Società

Tetto stipendi a Montecitorio, la farsa dei tetti netti (e non lordi)

Ci sono deputati che, ogni tanto, inaspettatamente, si guadagnano il loro stipendio non solo facendoci passare minuti di intenso piacere ma anche dicendo, vox clamantis in deserto, che il “re è nudo”. È il caso di Andrea Vecchio, di Scelta Civica, le cui parole sulla farsa del taglio agli stipendi ai dipendenti della Camera sarebbero da ricordare, per la loro lucidità unita a una certa dose di ironia e sarcasmo. Il tetto agli stipendi deciso pomposamente dagli Uffici di Presidenza della Camera è una mezza farsa. Infatti, come ha scritto Vecchio, suscitando, chissà perché, persino le ire del suo partito tutto rigore, tagli e meritocrazia, “molti dipendenti continueranno a superare il tetto dei 240.000 euro, il che significa che un commesso con qualche decina di anni di servizio guadagnerà più di un’astronauta, di un primario di chirurgia oncologica e di un ingegnere”.

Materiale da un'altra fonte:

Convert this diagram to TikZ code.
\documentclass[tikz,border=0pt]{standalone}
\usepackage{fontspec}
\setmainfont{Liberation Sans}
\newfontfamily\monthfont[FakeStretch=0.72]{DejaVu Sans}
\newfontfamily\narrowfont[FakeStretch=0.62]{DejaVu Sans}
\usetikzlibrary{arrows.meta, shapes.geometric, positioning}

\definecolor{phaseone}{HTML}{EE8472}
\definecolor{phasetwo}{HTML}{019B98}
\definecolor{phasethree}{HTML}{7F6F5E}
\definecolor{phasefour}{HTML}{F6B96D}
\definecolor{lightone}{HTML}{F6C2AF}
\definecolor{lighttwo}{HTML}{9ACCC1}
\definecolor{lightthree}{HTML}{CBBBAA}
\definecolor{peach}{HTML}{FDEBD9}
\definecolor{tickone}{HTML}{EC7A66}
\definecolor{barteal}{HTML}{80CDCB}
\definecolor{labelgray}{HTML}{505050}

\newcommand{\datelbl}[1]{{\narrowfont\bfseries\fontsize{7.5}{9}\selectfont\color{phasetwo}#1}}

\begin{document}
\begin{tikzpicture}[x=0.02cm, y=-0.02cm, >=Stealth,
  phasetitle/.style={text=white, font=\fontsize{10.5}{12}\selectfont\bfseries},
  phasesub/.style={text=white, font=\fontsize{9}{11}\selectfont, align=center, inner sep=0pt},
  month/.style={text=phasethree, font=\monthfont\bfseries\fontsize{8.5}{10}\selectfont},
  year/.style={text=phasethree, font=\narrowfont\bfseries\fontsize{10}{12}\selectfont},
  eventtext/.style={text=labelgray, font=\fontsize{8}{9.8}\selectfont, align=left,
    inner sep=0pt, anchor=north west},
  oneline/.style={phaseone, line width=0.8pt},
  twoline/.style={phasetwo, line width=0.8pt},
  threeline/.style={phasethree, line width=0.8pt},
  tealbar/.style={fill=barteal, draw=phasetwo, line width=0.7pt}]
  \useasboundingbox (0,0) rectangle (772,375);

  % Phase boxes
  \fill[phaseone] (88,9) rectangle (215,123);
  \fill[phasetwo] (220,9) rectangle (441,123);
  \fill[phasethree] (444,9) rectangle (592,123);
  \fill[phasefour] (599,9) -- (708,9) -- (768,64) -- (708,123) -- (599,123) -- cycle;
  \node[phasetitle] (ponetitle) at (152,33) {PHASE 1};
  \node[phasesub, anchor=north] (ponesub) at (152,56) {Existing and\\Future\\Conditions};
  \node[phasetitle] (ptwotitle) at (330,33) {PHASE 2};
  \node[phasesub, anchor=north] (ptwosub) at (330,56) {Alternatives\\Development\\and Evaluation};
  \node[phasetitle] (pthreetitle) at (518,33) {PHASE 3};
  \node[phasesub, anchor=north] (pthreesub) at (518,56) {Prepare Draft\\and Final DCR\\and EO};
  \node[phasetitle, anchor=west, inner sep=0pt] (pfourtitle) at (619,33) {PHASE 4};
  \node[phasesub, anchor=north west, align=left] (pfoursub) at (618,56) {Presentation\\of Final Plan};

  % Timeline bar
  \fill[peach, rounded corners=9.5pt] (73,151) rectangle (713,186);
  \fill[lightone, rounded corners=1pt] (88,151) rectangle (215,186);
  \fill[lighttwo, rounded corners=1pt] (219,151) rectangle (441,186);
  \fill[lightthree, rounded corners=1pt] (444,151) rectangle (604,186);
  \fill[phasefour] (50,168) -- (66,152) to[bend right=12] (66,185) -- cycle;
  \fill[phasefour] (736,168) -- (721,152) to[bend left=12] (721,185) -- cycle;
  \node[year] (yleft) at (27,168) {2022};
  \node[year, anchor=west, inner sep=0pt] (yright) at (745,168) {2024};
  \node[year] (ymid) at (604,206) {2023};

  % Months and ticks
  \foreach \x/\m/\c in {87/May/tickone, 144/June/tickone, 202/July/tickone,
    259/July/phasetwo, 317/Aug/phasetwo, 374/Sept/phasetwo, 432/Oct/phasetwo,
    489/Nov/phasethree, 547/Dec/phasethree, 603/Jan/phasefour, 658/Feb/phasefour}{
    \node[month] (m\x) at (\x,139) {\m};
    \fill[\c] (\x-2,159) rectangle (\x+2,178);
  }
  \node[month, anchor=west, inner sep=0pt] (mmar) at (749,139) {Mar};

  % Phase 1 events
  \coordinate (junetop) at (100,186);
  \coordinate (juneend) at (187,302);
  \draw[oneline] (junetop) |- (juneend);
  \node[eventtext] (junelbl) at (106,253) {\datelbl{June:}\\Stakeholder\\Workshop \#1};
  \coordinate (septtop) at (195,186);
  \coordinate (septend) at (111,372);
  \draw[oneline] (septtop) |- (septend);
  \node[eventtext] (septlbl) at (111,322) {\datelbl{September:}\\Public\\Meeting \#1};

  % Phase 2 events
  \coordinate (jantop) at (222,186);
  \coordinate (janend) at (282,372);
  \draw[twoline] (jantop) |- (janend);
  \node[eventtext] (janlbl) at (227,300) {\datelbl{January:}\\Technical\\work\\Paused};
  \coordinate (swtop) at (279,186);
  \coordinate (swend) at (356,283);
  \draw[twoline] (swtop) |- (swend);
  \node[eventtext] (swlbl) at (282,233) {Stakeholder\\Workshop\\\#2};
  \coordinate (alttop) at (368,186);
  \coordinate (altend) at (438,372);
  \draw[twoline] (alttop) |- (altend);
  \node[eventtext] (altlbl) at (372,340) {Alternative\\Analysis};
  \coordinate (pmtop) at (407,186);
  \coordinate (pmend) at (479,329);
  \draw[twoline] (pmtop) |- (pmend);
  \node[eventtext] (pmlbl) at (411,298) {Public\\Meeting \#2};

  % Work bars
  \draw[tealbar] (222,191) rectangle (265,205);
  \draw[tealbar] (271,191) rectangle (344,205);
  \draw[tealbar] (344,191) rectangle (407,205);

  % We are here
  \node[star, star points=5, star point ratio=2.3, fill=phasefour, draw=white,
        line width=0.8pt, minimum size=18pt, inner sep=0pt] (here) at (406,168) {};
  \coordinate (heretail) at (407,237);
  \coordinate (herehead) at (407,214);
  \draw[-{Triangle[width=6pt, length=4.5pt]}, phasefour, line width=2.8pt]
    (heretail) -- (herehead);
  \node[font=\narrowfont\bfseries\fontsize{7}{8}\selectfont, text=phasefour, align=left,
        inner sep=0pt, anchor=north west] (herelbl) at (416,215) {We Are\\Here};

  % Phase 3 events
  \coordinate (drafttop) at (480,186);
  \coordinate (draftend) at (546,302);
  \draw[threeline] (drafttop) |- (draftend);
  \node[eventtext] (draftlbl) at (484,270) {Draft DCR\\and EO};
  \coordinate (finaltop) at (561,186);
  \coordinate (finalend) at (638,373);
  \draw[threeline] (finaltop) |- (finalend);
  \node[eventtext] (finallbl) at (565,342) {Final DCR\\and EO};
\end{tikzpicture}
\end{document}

Di più: oltre a costare immensamente, i dipendenti della Camera, secondo Vecchio, sono “improduttivi”, “grottescamente remissivi e servizievoli con i cosiddetti onorevoli” e percepiscono “buste paga da sogno senza avere nessuna competenza che le giustifichi”. Al di là di qualche aggettivo di troppo (il deputato ha scritto nella nota “mansuetudine bovina”) e di una generalizzazione forse un filo demagogica – ma avendo avuto modo di conoscere l’ambiente dall’interno posso assicurare che Vecchio non ha tutti i torti – lo scandalo è talmente grave da rendere veramente poco comprensibili, piuttosto, le reazioni  difensive di Laura Boldrini e Marina Sereni, rispettivamente presidente e vicepresidente di Montecitorio. Le quali, inconsapevoli di aver portato a casa un compromesso che ai loro occhi appare miracoloso, mentre agli occhi di chi guarda fuori resta del tutto insufficiente – i tetti restano comunque altissimi e i tagli saranno progressivi – hanno attaccato Vecchio, invece dei sindacati che vogliono portare in tribunale, agitando la Costituzione…l’ufficio di presidenza della Camera.

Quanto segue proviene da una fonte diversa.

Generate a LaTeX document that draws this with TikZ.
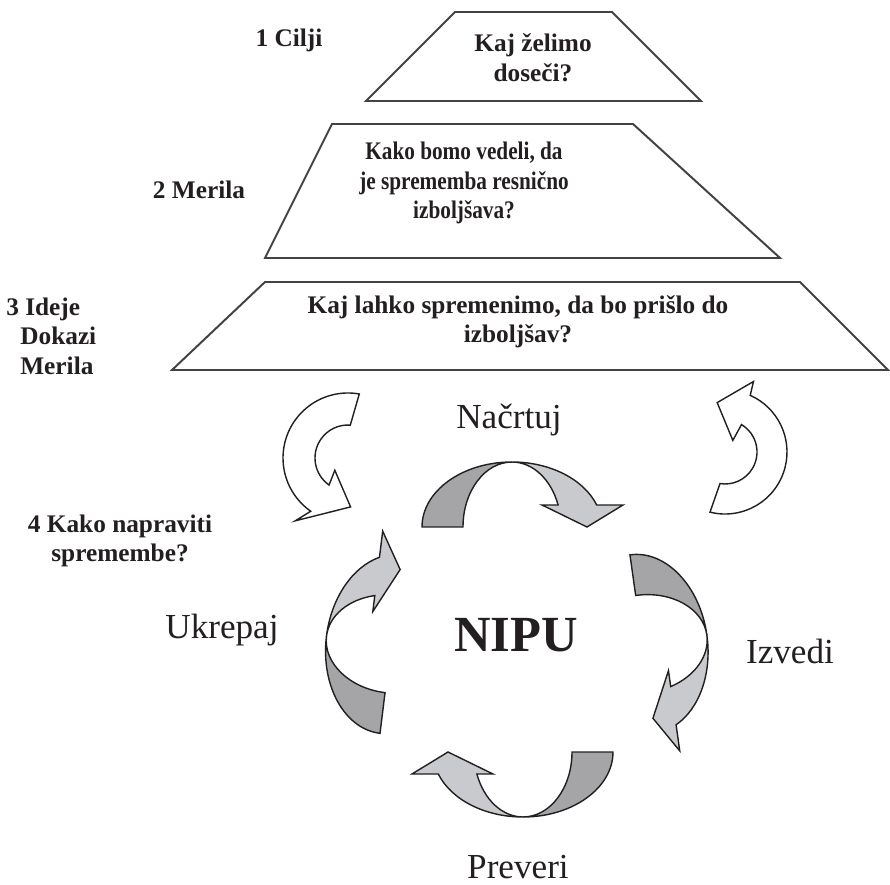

Ma la cattiva coscienza di questa operazione è evidente soprattutto in un fatto: che incredibilmente, per i dipendenti della Camera lo stipendio calcolato non è quello lordo, come per tutti i comunissimi mortali, i quali si ritrovano esclusi da servizi essenziali con Isee da 10.000 euro lordi all’anno, ma – incredibile!! – quello al netto di oneri previdenziali e di indennità di funzione, il che dovrebbe rendere obbligatorio tirare fuori le vere cifre, non “vendere” tetti che poi sono falsi nella realtà. 

È chiaro: sparare sugli stipendi dei dipendenti della Camera è fin troppo facile, mentre ci sono privilegi ben più silenziosi e nascosti o altri sui quali si è fatto molto meno (in assoluto: i vitalizi). Ma resta il fatto che i dipendenti non possono  pretendere tutti gli onori che derivano dal far parte di un’istituzione prestigiosa e poi non accettare ciò che questa prestigiosa istituzione decide su di loro. La politica dà e la politica toglie, forse dovrebbero farsene una ragione. Sono un simbolo, e per quanto scomodo anche questo, con un po’ di lucidità, dovrebbe essere loro auto-evidente. Neanche il più privilegiato ama vedersi tagliare i propri privilegi, specie quando si tratta di consistenti parti dello stipendio, ma stiamo parlando di stipendi così alti, così carichi di benefit di ogni tipo e del tutto non commisurati con merito e prestazioni che il silenzio sarebbe stato preferibile ad alla contestazione garibaldina…in difesa dello status quo

Ma poi quei dipendenti dovrebbero vederla anche in termini di autotutela. Ormai è rimasto solo Renzi a inneggiare all’ottimismo, visto che lo stesso Padoan sta ormai da tempo paventando per l’Italia una situazione drammatica, lo spettro di una crisi senza fine, che rischia di far saltare la coesione sociale. In questo clima di guerra tra poveri, chi fa parte dell’ancien régime farebbe bene a dare segni di apertura, almeno per evitare linciaggi, verbali e magari anche reali. Per i più lungimiranti non dovrebbe essere difficile capirlo.